Example backup job via cron:

0 2 * * * vzdump 101 102 --mode snapshot --compress zstd --storage nas-backup --quiet 1

Monitoring Setup

Install Prometheus exporter:

apt install prometheus-pve-exporter

Configure /etc/default/prometheus-pve-exporter:

# Scrape all nodes
PROMETHEUS_TARGETS="192.168.1.101:9221,192.168.1.102:9221,192.168.1.103:9221,192.168.1.104:9221"

TROUBLESHOOTING

Common Issues

Problem: Corosync authentication errors
Solution: Regenerate cluster auth key:

pvecm updatecerts -f

Problem: VM migration fails
Check network connectivity:

# Test corosync ring
corosync-cmapctl | grep members

# Verify multicast (if used)
omping -c 100 -i 0.01 -q pve01 pve02 pve03 pve04

Problem: ZFS performance degradation
Check ARC efficiency:

arc_summary | grep -E 'hit rate|efficiency'

CONCLUSION

The HP ProDesk G6 cluster at 400€ presents an excellent balance of price, performance, and power efficiency for homelab use.
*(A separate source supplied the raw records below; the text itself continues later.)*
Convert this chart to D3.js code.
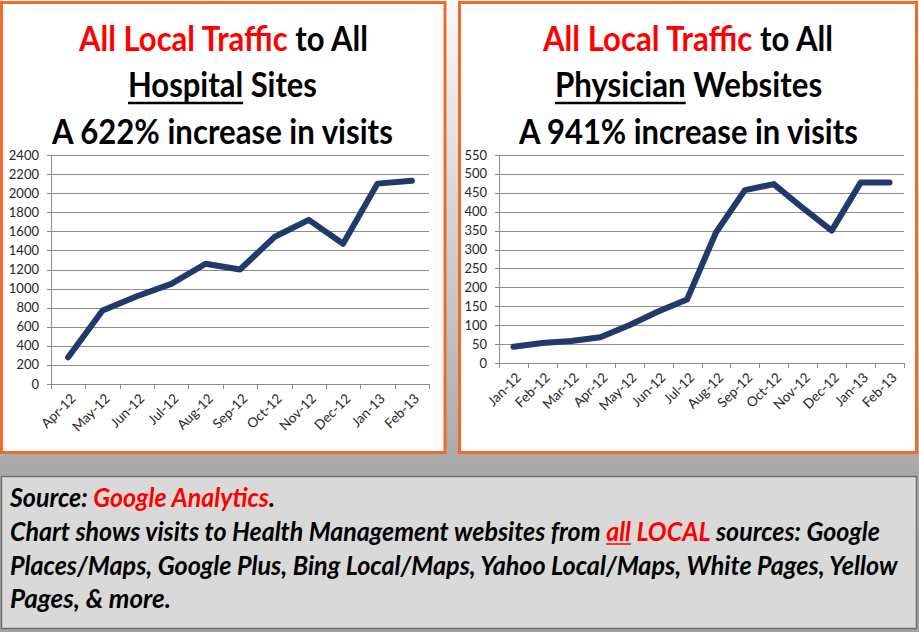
<!DOCTYPE html>
<html><head><meta charset="utf-8">
<script src="https://cdn.jsdelivr.net/npm/d3@7"></script>
<style>
html,body{margin:0;padding:0;background:#a6a6a6;}
svg{display:block;}
</style>
</head><body>
<svg id="c" width="919" height="632"></svg>
<script>
// ---------- DATA ----------
const hospitalMonths = ["Apr-12","May-12","Jun-12","Jul-12","Aug-12","Sep-12","Oct-12","Nov-12","Dec-12","Jan-13","Feb-13"];
const hospitalVisits = [280, 770, 920, 1050, 1260, 1200, 1540, 1720, 1470, 2100, 2130];
const hospitalTicks = [0,200,400,600,800,1000,1200,1400,1600,1800,2000,2200,2400];

const physicianMonths = ["Jan-12","Feb-12","Mar-12","Apr-12","May-12","Jun-12","Jul-12","Aug-12","Sep-12","Oct-12","Nov-12","Dec-12","Jan-13","Feb-13"];
const physicianVisits = [43, 53, 58, 68, 100, 136, 168, 345, 457, 473, 410, 350, 477, 477];
const physicianTicks = [0,50,100,150,200,250,300,350,400,450,500,550];

const hospitalTitle = [
  [{t:"All Local Traffic", c:"#ff0000"},{t:" to All", c:"#000"}],
  [{t:"Hospital", c:"#000", u:true},{t:" Sites", c:"#000"}],
  [{t:"A 622% increase in visits", c:"#000"}]
];
const physicianTitle = [
  [{t:"All Local Traffic", c:"#ff0000"},{t:" to All", c:"#000"}],
  [{t:"Physician", c:"#000", u:true},{t:" Websites", c:"#000"}],
  [{t:"A 941% increase in visits", c:"#000"}]
];
const noteLines = [
  [{t:"Source: ", c:"#000"},{t:"Google Analytics", c:"#ff0000"},{t:".", c:"#000"}],
  [{t:"Chart shows visits to Health Management websites from ", c:"#000"},{t:"all", c:"#ff0000", u:true},{t:" ", c:"#000"},{t:"LOCAL", c:"#ff0000"},{t:" sources: Google", c:"#000"}],
  [{t:"Places/Maps, Google Plus, Bing Local/Maps, Yahoo Local/Maps, White Pages, Yellow", c:"#000"}],
  [{t:"Pages, & more.", c:"#000"}]
];

// ---------- DRAW ----------
const svg = d3.select("#c");
const defs = svg.append("defs");
const grad = defs.append("linearGradient").attr("id","bg").attr("x1",0).attr("y1",0).attr("x2",0).attr("y2",1);
grad.append("stop").attr("offset","0%").attr("stop-color","#f9f9f9");
grad.append("stop").attr("offset","75%").attr("stop-color","#a8a8a8");
grad.append("stop").attr("offset","100%").attr("stop-color","#a3a3a3");
svg.append("rect").attr("width",919).attr("height",632).attr("fill","url(#bg)");

const ORANGE = "#ef6a2b";
const LINE = "#1f3a6b";
const TITLE_FONT = "Lato, 'Open Sans', sans-serif";
const TICK_FONT = "Lato, 'Open Sans', sans-serif";

// A line made of coloured parts, horizontally scaled (via transform) to fit a target width.
function richText(g, parts, x, y, len, opts) {
  const style = s => s.attr("font-family", opts.family).attr("font-size", opts.size)
    .attr("font-weight", "bold").attr("font-style", opts.style || "normal")
    .style("white-space", "pre");
  const measure = str => {
    const m = g.append("text").call(style).text(str);
    const w = m.node().getComputedTextLength();
    m.remove();
    return w;
  };
  const widths = parts.map(p => measure(p.t));
  const spaceW = measure("a a") - measure("aa");
  const total = d3.sum(widths);
  const k = len / total;
  const gg = g.append("g").attr("transform", `translate(${x},${y}) scale(${k},1)`);
  let cx = 0;
  parts.forEach((p, i) => {
    const lead = p.t.match(/^ */)[0].length;
    const trail = p.t.match(/ *$/)[0].length;
    const core = p.t.trim();
    if (core.length) {
      const x0 = cx + lead * spaceW;
      const cw = widths[i] - (lead + trail) * spaceW;
      gg.append("text").call(style).attr("x", x0).attr("y", 0).attr("fill", p.c).text(core);
      if (p.u) {
        gg.append("line").attr("x1", x0).attr("x2", x0 + cw)
          .attr("y1", opts.uOff).attr("y2", opts.uOff)
          .attr("stroke", p.c).attr("stroke-width", opts.uW);
      }
    }
    cx += widths[i];
  });
}

function panel(cfg) {
  const g = svg.append("g");
  g.append("rect").attr("x", cfg.box[0]).attr("y", cfg.box[1]).attr("width", cfg.box[2]).attr("height", cfg.box[3])
    .attr("fill", "#fff").attr("stroke", ORANGE).attr("stroke-width", 3);

  cfg.title.forEach((parts, i) => {
    const L = cfg.titleLines[i];
    richText(g, parts, L[0], L[1], L[2], {family: TITLE_FONT, size: 34, uOff: 6, uW: 2.5});
  });

  const x = d3.scaleBand().domain(cfg.cats).range([cfg.x0, cfg.x1]).padding(0);
  const y = d3.scaleLinear().domain([0, cfg.ticks[cfg.ticks.length - 1]]).range([cfg.y0, cfg.y1]);

  // gridlines + y labels
  g.append("g").selectAll("line").data(cfg.ticks).join("line")
    .attr("x1", cfg.x0 - 4).attr("x2", cfg.x1)
    .attr("y1", d => Math.round(y(d)) + 0.5).attr("y2", d => Math.round(y(d)) + 0.5)
    .attr("stroke", "#8c8c8c").attr("stroke-width", 1);
  g.append("g").selectAll("text").data(cfg.ticks).join("text")
    .attr("x", cfg.x0 - 12).attr("y", d => y(d)).attr("dy", "0.35em")
    .attr("text-anchor", "end").attr("font-family", TICK_FONT).attr("font-size", 13)
    .attr("fill", "#262626").text(d => d);

  // y axis line
  g.append("line").attr("x1", cfg.x0 + 0.5).attr("x2", cfg.x0 + 0.5)
    .attr("y1", y(cfg.ticks[cfg.ticks.length - 1])).attr("y2", cfg.y0 + 5)
    .attr("stroke", "#8c8c8c");
  // x tick marks at band boundaries
  const bounds = cfg.cats.map(c => x(c)).concat([cfg.x1]);
  g.append("g").selectAll("line").data(bounds).join("line")
    .attr("x1", d => Math.round(d) + 0.5).attr("x2", d => Math.round(d) + 0.5)
    .attr("y1", cfg.y0).attr("y2", cfg.y0 + 5)
    .attr("stroke", "#8c8c8c");
  // x labels
  g.append("g").selectAll("text").data(cfg.cats).join("text")
    .attr("transform", d => `translate(${x(d) + x.bandwidth() / 2 + 5},${cfg.y0 + 12}) rotate(-45)`)
    .attr("text-anchor", "end").attr("dy", "0.35em")
    .attr("font-family", TICK_FONT).attr("font-size", 13.5).attr("fill", "#262626")
    .text(d => d);

  // line
  const line = d3.line().x((d, i) => x(cfg.cats[i]) + x.bandwidth() / 2).y(d => y(d));
  g.append("path").datum(cfg.values).attr("d", line)
    .attr("fill", "none").attr("stroke", LINE).attr("stroke-width", 6)
    .attr("stroke-linejoin", "round").attr("stroke-linecap", "round");
}

panel({
  box: [1.5, 2.5, 443.5, 450],
  title: hospitalTitle,
  titleLines: [[79, 51, 289], [128, 97, 189], [52, 144, 341]],
  cats: hospitalMonths, values: hospitalVisits, ticks: hospitalTicks,
  x0: 51, x1: 429, y0: 384, y1: 155
});
panel({
  box: [459.5, 2.5, 457, 450],
  title: physicianTitle,
  titleLines: [[543, 51, 290], [555, 97, 267], [519, 144, 339]],
  cats: physicianMonths, values: physicianVisits, ticks: physicianTicks,
  x0: 499, x1: 904, y0: 363, y1: 155
});

// note box
const nb = svg.append("g");
nb.append("rect").attr("x", 1.5).attr("y", 476.5).attr("width", 915).attr("height", 152)
  .attr("fill", "#d9d9d9").attr("stroke", "#6f6f6f").attr("stroke-width", 1.5);
const noteBase = [507, 541, 575, 608];
const noteLen = [265, 870, 888, 161];
noteLines.forEach((parts, i) => {
  richText(nb, parts, 10, noteBase[i], noteLen[i], {family: TITLE_FONT, size: 27, style: "italic", uOff: 3, uW: 1.5});
});
</script>
</body></html>
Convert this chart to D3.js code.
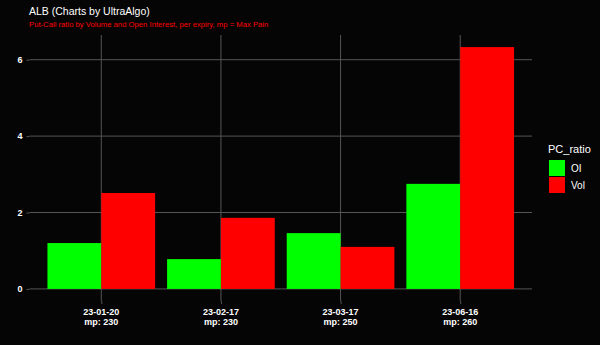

While lacking enterprise features like ECC RAM and IPMI, its compact form factor and modern CPUs make it ideal for:

• Learning Proxmox clustering
• Developing distributed systems
• Hosting non-critical services
• Energy-conscious labs

For production workloads, consider supplementing with:

• 10GbE networking via USB adapters
• External NVMe storage arrays
• ECC-enabled systems for ZFS redundancy

To further explore Proxmox capabilities:

• Official Proxmox VE Documentation
• Cluster Network Best Practices
• ZFS Performance Tuning

The true value of such deals lies beyond hardware specs - they enable hands-on experience with enterprise-grade virtualization at minimal cost. As infrastructure trends toward edge computing and microservers, mastering these compact clusters becomes increasingly valuable for DevOps professionals.